* Input records *
_ _ _ _ _ _ _

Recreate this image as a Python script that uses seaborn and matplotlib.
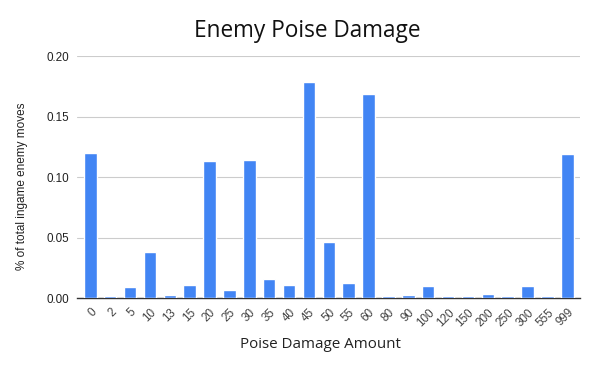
import matplotlib
matplotlib.use("Agg")
import matplotlib.pyplot as plt
import pandas as pd
import seaborn as sns

# data
damage = ['0', '2', '5', '10', '13', '15', '20', '25', '30', '35', '40', '45', '50',
          '55', '60', '80', '90', '100', '120', '150', '200', '250', '300', '555', '999']
share = [0.120, 0.0015, 0.009, 0.038, 0.0027, 0.011, 0.113, 0.0069, 0.114, 0.016, 0.011,
         0.179, 0.0465, 0.0124, 0.1686, 0.0015, 0.0027, 0.0102, 0.0015, 0.0015, 0.0035,
         0.0015, 0.0102, 0.0015, 0.119]
y_ticks = [0.0, 0.05, 0.10, 0.15, 0.20]

df = pd.DataFrame({'damage': damage, 'share': share})

sns.set_style("white")
plt.rcParams['font.family'] = ['Liberation Sans', 'DejaVu Sans']

fig = plt.figure(figsize=(5.97, 3.69), dpi=100)
ax = fig.add_axes([0.129, 0.192, 0.843, 0.656])

sns.barplot(data=df, x='damage', y='share', order=damage, color='#4285F4',
            saturation=1, width=0.63, ax=ax, zorder=3)

ax.set_xlim(-0.67, 24.65)
ax.set_ylim(0, 0.2)
ax.set_yticks(y_ticks)
ax.set_yticklabels([f"{v:.2f}" for v in y_ticks], fontsize=8.4, color='#222222')
ax.yaxis.grid(True, color='#cccccc', linewidth=0.8, zorder=0)
ax.tick_params(axis='both', length=0, pad=6)
plt.setp(ax.get_xticklabels(), rotation=45, ha='right', rotation_mode='anchor',
         fontsize=8.4, color='#444444')

for side in ['top', 'right', 'left']:
    ax.spines[side].set_visible(False)
ax.spines['bottom'].set_color('#333333')
ax.spines['bottom'].set_linewidth(1.0)
ax.spines['bottom'].set_zorder(2)

ax.set_ylabel('% of total ingame enemy moves', fontsize=8.5, color='#222222')
ax.yaxis.set_label_coords(-0.097, 0.463)
ax.set_xlabel('Poise Damage Amount', fontsize=10.9, color='#222222', family='Open Sans')
ax.xaxis.set_label_coords(0.483, -0.16)
fig.text(0.515, 1 - 36.7 / 369, 'Enemy Poise Damage', ha='center', va='baseline',
         fontsize=16.3, family='Open Sans', color='#111111')

fig.savefig('out.png', dpi=100)
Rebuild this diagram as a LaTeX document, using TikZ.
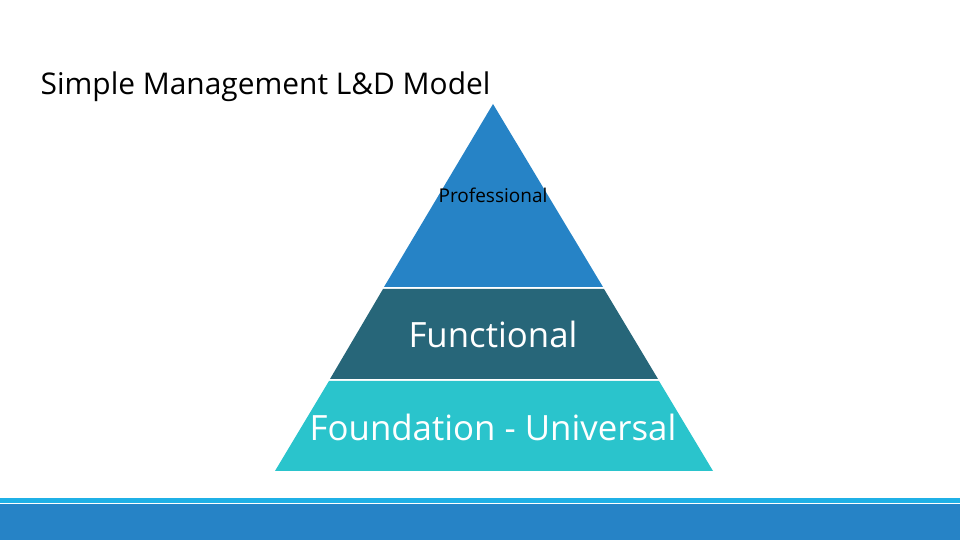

_ _ _ _ _ _ _

Lines containing "seaborn" are to be counted. State the total and add nothing.

2